On the other end of the spectrum is any number of unmarried, non-college graduates who'd like to go to Japan. Their immigration rules are such that these types of people aren't all that welcome unless they get a student visa, which is not all that casual of a process. As a result, you don't find many "Dudes" taking up long-term residence in Japan who lack college degrees. Probably not a bad thing.

Somewhere in the middle is a guy like me -- a guy who lacks a completed college degree, speaks passibly horrid formal Japanese, understands a fair share and doesn't have all that much trouble making myself understood...a guy with decent skills and a not entirely unfounded ambition of making a pretty decent living in Japan doing what he does with his skills in the U.S. (information technology). I've just so happened to have gotten around the college education requirement for a work visa since my wife is a native (it's her idea to go back, anyway). Not coincidentally, this is exactly the position I intended to be in when I left Japan in 1994 ... I figured when we go back, we'd go back on my terms, with some expectation of a life rather unlike that of a broke-ass eikaiwa kyoushi.
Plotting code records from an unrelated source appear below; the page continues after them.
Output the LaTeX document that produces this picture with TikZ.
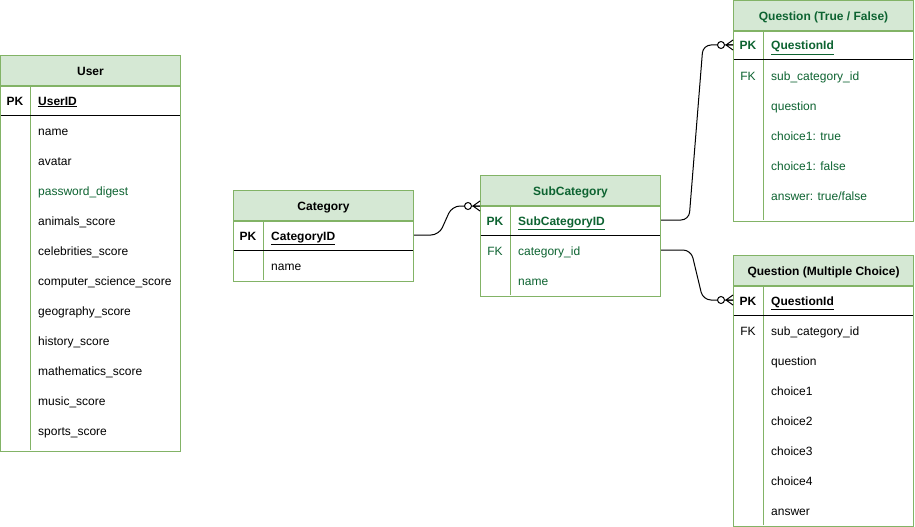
\documentclass[tikz,border=0pt]{standalone}
\usepackage{fontspec}
\setmainfont{Liberation Sans}
\usepackage{xcolor}
\usepackage{tikz}
\usetikzlibrary{positioning, calc}
\definecolor{erfill}{HTML}{D5E8D4}
\definecolor{erline}{HTML}{82B366}
\definecolor{ertext}{HTML}{0D6331}
\tikzset{
  tblhead/.style={draw=erline, fill=erfill, line width=1pt, minimum width=180pt, minimum height=30pt, anchor=north west, inner sep=0pt, text height=10.5pt, text depth=0pt, font=\bfseries},
  tblbody/.style={draw=erline, fill=white, line width=1pt, minimum width=180pt, anchor=north west, inner sep=0pt},
  keycol/.style={inner sep=0pt, text height=11pt, text depth=1pt},
  field/.style={anchor=west, inner sep=0pt, text height=11pt, text depth=1pt},
  pkfield/.style={field, font=\bfseries},
  divider/.style={draw=erline, line width=1pt},
  keyline/.style={draw=black, line width=1pt},
  relline/.style={draw=black, line width=1pt, rounded corners=8pt},
  zeromany/.pic={
    \draw[line width=1pt] (-7,0) -- (0,-5) (-7,0) -- (0,0) (-7,0) -- (0,5);
    \draw[line width=1pt, fill=white] (-12,0) circle (3.5pt);
  }
}

\begin{document}
\fontsize{12}{14}\selectfont
\begin{tikzpicture}[x=1pt, y=-1pt]
  \useasboundingbox (0,0) rectangle (915,527);

  % User
  \node[tblhead] (user) at (0,55) {User};
  \node[tblbody, minimum height=365pt] (userbody) at (user.south west) {};
  \draw[divider] (30,85) -- (30,450);
  \draw[keyline] (0.5,115) -- (179.5,115);
  \node[keycol, font=\bfseries] (userpkkey) at (15,100) {PK};
  \node[pkfield] (userpk) at (38,100) {\underline{UserID}};
  \foreach \f/\c [count=\i] in {name/black, avatar/black, password\_digest/ertext,
      animals\_score/black, celebrities\_score/black, computer\_science\_score/black,
      geography\_score/black, history\_score/black, mathematics\_score/black,
      music\_score/black, sports\_score/black}
    \node[field, text=\c] (userf\i) at (38,100+30*\i) {\f};

  % Category
  \node[tblhead] (cat) at (233,190) {Category};
  \node[tblbody, minimum height=60pt] (catbody) at (cat.south west) {};
  \draw[divider] (263,220) -- (263,280);
  \draw[keyline] (233.5,250) -- (412.5,250);
  \node[keycol, font=\bfseries] (catpkkey) at (248,235) {PK};
  \node[pkfield] (catpk) at (271,235) {\underline{CategoryID}};
  \node[field] (catname) at (271,265) {name};

  % SubCategory
  \node[tblhead, text=ertext] (sub) at (480,175) {SubCategory};
  \node[tblbody, minimum height=90pt] (subbody) at (sub.south west) {};
  \draw[divider] (510,205) -- (510,295);
  \draw[keyline] (480.5,235) -- (659.5,235);
  \node[keycol, font=\bfseries, text=ertext] (subpkkey) at (495,220) {PK};
  \node[pkfield, text=ertext] (subpk) at (518,220) {\underline{SubCategoryID}};
  \node[keycol, text=ertext] (subfkkey) at (495,250) {FK};
  \node[field, text=ertext] (subfk) at (518,250) {category\_id};
  \node[field, text=ertext] (subname) at (518,280) {name};

  % Question (True / False)
  \node[tblhead, text=ertext] (tf) at (733,0) {Question (True / False)};
  \node[tblbody, minimum height=190pt] (tfbody) at (tf.south west) {};
  \draw[divider] (763,30) -- (763,220);
  \draw[keyline] (733.5,60) -- (912.5,60);
  \node[keycol, font=\bfseries, text=ertext] (tfpkkey) at (748,45) {PK};
  \node[pkfield, text=ertext] (tfpk) at (771,45) {\underline{QuestionId}};
  \node[keycol, text=ertext] (tffkkey) at (748,75) {FK};
  \foreach \f [count=\i] in {sub\_category\_id, question, choice1: true,
      choice1: false, answer: true/false}
    \node[field, text=ertext] (tff\i) at (771,45+30*\i) {\f};

  % Question (Multiple Choice)
  \node[tblhead] (mc) at (733,255) {Question (Multiple Choice)};
  \node[tblbody, minimum height=240pt] (mcbody) at (mc.south west) {};
  \draw[divider] (763,285) -- (763,525);
  \draw[keyline] (733.5,315) -- (912.5,315);
  \node[keycol, font=\bfseries] (mcpkkey) at (748,300) {PK};
  \node[pkfield] (mcpk) at (771,300) {\underline{QuestionId}};
  \node[keycol] (mcfkkey) at (748,330) {FK};
  \foreach \f [count=\i] in {sub\_category\_id, question, choice1, choice2,
      choice3, choice4, answer}
    \node[field] (mcf\i) at (771,300+30*\i) {\f};

  % relations
  \coordinate (subjoin) at (sub.south west);
  \coordinate (tfjoin) at (tfbody.west |- tfpk);
  \coordinate (mcjoin) at (mcbody.west |- mcpk);
  \draw[relline] (catbody.east |- catpk) -- ++(25,0)
    -- ($(subjoin)+(-28,0)$) -- (subjoin);
  \draw[relline] (subbody.east |- subpk) -- ++(28,0)
    -- ($(tfjoin)+(-30,0)$) -- (tfjoin);
  \draw[relline] (subbody.east |- subfk) -- ++(30,0)
    -- ($(mcjoin)+(-30,0)$) -- (mcjoin);
  \pic at (subjoin) {zeromany};
  \pic at (tfjoin) {zeromany};
  \pic at (mcjoin) {zeromany};
\end{tikzpicture}
\end{document}
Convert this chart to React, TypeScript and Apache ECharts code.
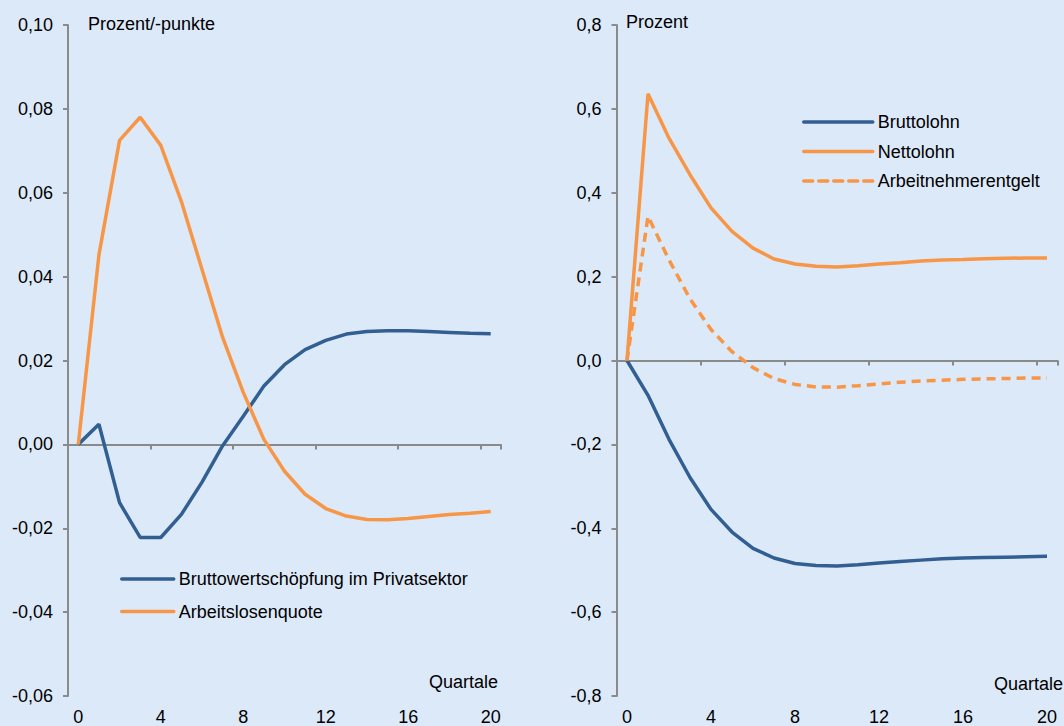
import React, { useEffect, useRef } from "react";
import * as echarts from "echarts";

const quarters = Array.from({ length: 21 }, (_, i) => String(i));

// Left panel (Prozent/-punkte)
const bruttowertschoepfung = [
  0, 0.0048, -0.0139, -0.0222, -0.0222, -0.0167, -0.009, -0.0003, 0.0067, 0.0139,
  0.019, 0.0226, 0.0248, 0.0263, 0.0269, 0.0271, 0.0271, 0.0269, 0.0267, 0.0265, 0.0264,
];
const arbeitslosenquote = [
  0, 0.0452, 0.0725, 0.078, 0.0713, 0.0579, 0.0417, 0.0255, 0.0124, 0.0012,
  -0.0064, -0.0119, -0.0153, -0.0171, -0.0179, -0.018, -0.0177, -0.0172, -0.0167, -0.0164, -0.016,
];

// Right panel (Prozent)
const bruttolohn = [
  0, -0.083, -0.188, -0.279, -0.355, -0.409, -0.448, -0.471, -0.484, -0.489,
  -0.49, -0.487, -0.483, -0.479, -0.476, -0.473, -0.471, -0.47, -0.469, -0.468, -0.467,
];
const nettolohn = [
  0, 0.636, 0.53, 0.443, 0.364, 0.308, 0.268, 0.242, 0.23, 0.2246,
  0.223, 0.226, 0.23, 0.233, 0.237, 0.2397, 0.241, 0.2429, 0.2437, 0.2444, 0.2444,
];
const arbeitnehmerentgelt = [
  0, 0.344, 0.24, 0.147, 0.074, 0.021, -0.017, -0.043, -0.057, -0.063,
  -0.0635, -0.06, -0.056, -0.052, -0.049, -0.047, -0.045, -0.0437, -0.043, -0.042, -0.042,
];

const leftTicks = { min: -0.06, max: 0.1, interval: 0.02 };
const rightTicks = { min: -0.8, max: 0.8, interval: 0.2 };

const BLUE = "#325f92";
const ORANGE = "#f79646";
const AXIS = "#8a8a8a";
const FONT = "Liberation Sans";
const FS = 18;
const LW = 3.5;

export default function App() {
  const ref = useRef<HTMLDivElement>(null);
  useEffect(() => {
    const chart = echarts.init(ref.current!, null, { renderer: "svg" });
    const xAxisLine = (gridIndex: number) => ({
      type: "category",
      gridIndex,
      data: quarters,
      boundaryGap: true,
      axisLine: { show: true, onZero: true, lineStyle: { color: AXIS, width: 2 } },
      axisTick: { show: true, interval: 3, length: 5, lineStyle: { color: AXIS, width: 2 } },
      axisLabel: { show: false },
      splitLine: { show: false },
    });
    const xAxisLabels = (gridIndex: number) => ({
      type: "category",
      gridIndex,
      data: quarters,
      boundaryGap: true,
      position: "bottom",
      axisLine: { show: false, onZero: false },
      axisTick: { show: false },
      axisLabel: { show: true, interval: 3, margin: 12, color: "#000", fontSize: FS, fontFamily: FONT },
      splitLine: { show: false },
    });
    const yAxis = (gridIndex: number, t: { min: number; max: number; interval: number }, dec: number) => ({
      type: "value",
      gridIndex,
      min: t.min,
      max: t.max,
      interval: t.interval,
      axisLine: { show: true, onZero: false, lineStyle: { color: AXIS, width: 2 } },
      axisTick: { show: true, length: 5, lineStyle: { color: AXIS, width: 2 } },
      axisLabel: {
        margin: 15,
        color: "#000",
        fontSize: FS,
        fontFamily: FONT,
        formatter: (v: number) => v.toFixed(dec).replace(".", ","),
      },
      splitLine: { show: false },
    });
    const line = (name: string, data: number[], xi: number, yi: number, color: string, dashed = false) => ({
      type: "line",
      name,
      data,
      xAxisIndex: xi,
      yAxisIndex: yi,
      symbol: "none",
      smooth: false,
      lineStyle: { color, width: LW, type: dashed ? [9, 6] : "solid" },
      itemStyle: { color },
      z: 3,
    });
    const legendBase = {
      orient: "vertical",
      itemHeight: 14,
      padding: 0,
      selectedMode: false,
      itemStyle: { opacity: 0 },
      lineStyle: { width: LW, cap: "round" },
      textStyle: { color: "#000", fontSize: FS, fontFamily: FONT },
    };
    chart.setOption({
      animation: false,
      backgroundColor: "#dce9f8",
      textStyle: { fontFamily: FONT },
      grid: [
        { left: 68, top: 25, width: 433, height: 672, containLabel: false },
        { left: 616.5, top: 25, width: 441, height: 672, containLabel: false },
      ],
      xAxis: [xAxisLine(0), xAxisLabels(0), xAxisLine(1), xAxisLabels(1)],
      yAxis: [yAxis(0, leftTicks, 2), yAxis(1, rightTicks, 1)],
      legend: [
        {
          ...legendBase,
          data: ["Bruttowertschöpfung im Privatsektor", "Arbeitslosenquote"],
          left: 120,
          top: 570,
          itemWidth: 52,
          itemGap: 14.5,
        },
        {
          ...legendBase,
          data: ["Bruttolohn", "Nettolohn", "Arbeitnehmerentgelt"],
          left: 802,
          top: 113,
          itemWidth: 69,
          itemGap: 11.5,
        },
      ],
      graphic: [
        { type: "text", left: 88, top: 15, style: { text: "Prozent/-punkte", fill: "#000", font: `${FS}px ${FONT}` } },
        { type: "text", left: 626, top: 13, style: { text: "Prozent", fill: "#000", font: `${FS}px ${FONT}` } },
        { type: "text", right: 566, top: 673, style: { text: "Quartale", fill: "#000", font: `${FS}px ${FONT}` } },
        { type: "text", right: 1, top: 675, style: { text: "Quartale", fill: "#000", font: `${FS}px ${FONT}` } },
      ],
      series: [
        line("Bruttowertschöpfung im Privatsektor", bruttowertschoepfung, 0, 0, BLUE),
        line("Arbeitslosenquote", arbeitslosenquote, 0, 0, ORANGE),
        line("Bruttolohn", bruttolohn, 2, 1, BLUE),
        line("Nettolohn", nettolohn, 2, 1, ORANGE),
        line("Arbeitnehmerentgelt", arbeitnehmerentgelt, 2, 1, ORANGE, true),
      ],
    });
    return () => chart.dispose();
  }, []);
  return (
    <div
      ref={ref}
      style={{ position: "absolute", left: 0, top: 0, width: 1064, height: 726 }}
    />
  );
}
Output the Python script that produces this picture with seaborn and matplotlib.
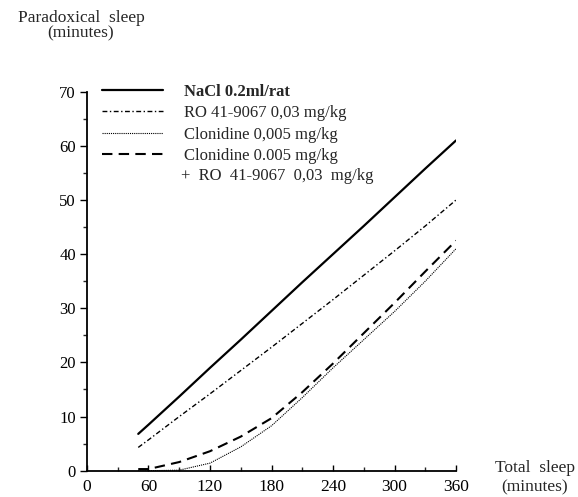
"""Paradoxical sleep vs total sleep, four treatment groups."""

import matplotlib

matplotlib.use("Agg")

import matplotlib.pyplot as plt
import pandas as pd
import seaborn as sns
from matplotlib.ticker import MultipleLocator

# total sleep (minutes) at which each curve was read
total_sleep = [50, 60, 90, 120, 150, 180, 210, 240, 270, 300, 330, 360]

nacl = [6.8, 8.5, 13.7, 19.0, 24.2, 29.5, 34.8, 40.0, 45.2, 50.5, 55.8, 61.0]
ro = [4.3, 5.7, 10.0, 14.2, 18.5, 22.8, 27.2, 31.6, 36.1, 40.6, 45.2, 50.0]
clonidine = [0.0, 0.0, 0.1, 1.4, 4.4, 8.3, 13.5, 19.0, 24.2, 29.4, 35.0, 41.0]
clon_ro = [0.3, 0.3, 1.6, 3.6, 6.3, 9.7, 14.5, 19.8, 25.4, 31.0, 36.8, 42.5]

labels = [
    "NaCl 0.2ml/rat",
    "RO 41-9067 0,03 mg/kg",
    "Clonidine 0,005 mg/kg",
    "Clonidine 0.005 mg/kg",
]

styles = [
    dict(lw=1.6, dashes=(None, None)),
    dict(lw=1.0, dashes=(3.5, 1.8, 1.0, 1.8)),
    dict(lw=0.8, dashes=(1.0, 0.9)),
    dict(lw=1.5, dashes=(5.0, 3.0)),
]

sns.set_theme(style="ticks")
plt.rcParams["font.family"] = ["Liberation Serif", "DejaVu Serif"]

fig = plt.figure(figsize=(5.78, 4.97), dpi=100)
ax = fig.add_axes([0.1505, 0.0529, 0.6385, 0.7626])

for series, label, st in zip([nacl, ro, clonidine, clon_ro], labels, styles):
    df = pd.DataFrame({"total": total_sleep, "ps": series})
    sns.lineplot(data=df, x="total", y="ps", ax=ax, color="black", label=label,
                 lw=st["lw"])
    line = ax.lines[-1]
    if st["dashes"][0] is not None:
        line.set_dashes(st["dashes"])

ax.set_xlim(0, 360)
ax.set_ylim(0, 70)
ax.set_xlabel("")
ax.set_ylabel("")
sns.despine(ax=ax)
for sp in ["left", "bottom"]:
    ax.spines[sp].set_linewidth(1.3)
    ax.spines[sp].set_color("black")

ax.xaxis.set_major_locator(MultipleLocator(60))
ax.xaxis.set_minor_locator(MultipleLocator(30))
ax.yaxis.set_major_locator(MultipleLocator(10))
ax.yaxis.set_minor_locator(MultipleLocator(5))
ax.tick_params(axis="x", which="major", direction="in", length=4, width=1, pad=6,
               labelsize=12.5, colors="black")
ax.tick_params(axis="x", which="minor", direction="in", length=3, width=1)
ax.tick_params(axis="y", which="major", direction="out", length=5, width=1, pad=3,
               labelsize=12, colors="black")
ax.tick_params(axis="y", which="minor", direction="out", length=3, width=1)

leg = ax.legend(
    loc="upper left",
    bbox_to_anchor=(0.176, 0.831),
    bbox_transform=fig.transFigure,
    frameon=False,
    fontsize=12,
    handlelength=3.7,
    handletextpad=1.25,
    labelspacing=0.32,
    borderpad=0,
    borderaxespad=0,
)
leg.get_texts()[0].set_fontweight("bold")

fig.text(0.314, 0.645, "+  RO  41-9067  0,03  mg/kg", fontsize=12, va="center")

fig.text(0.14, 0.963, "Paradoxical  sleep", fontsize=12.5, ha="center", va="center")
fig.text(0.14, 0.932, "(minutes)", fontsize=12.5, ha="center", va="center")
fig.text(0.925, 0.058, "Total  sleep", fontsize=12.5, ha="center", va="center")
fig.text(0.925, 0.02, "(minutes)", fontsize=12.5, ha="center", va="center")

fig.savefig("out.png", dpi=100)
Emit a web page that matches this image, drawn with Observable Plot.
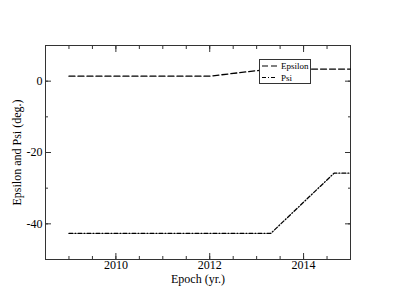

So, in a nutshell -- get some Japanese skills, get some job skills (preferably IT skills), or get both. Otherwise, you're gonna be an English teacher, a model, or something like that. Models can make a lot, but most don't make all that much. Or you could try to hawk rubber dogshit in front of train stations, you know, fake Rolex's, pottery, trickets, you know...hippy gaijin have been doing that for ages.

I dunno what to tell ya. Only you know what you're good at. If you're good at nothing and can't/won't learn any other skill(s), start enjoying the English teacher's life and marry a girl who doesn't want to build a house, cos that's all there is in your future if nothng changes.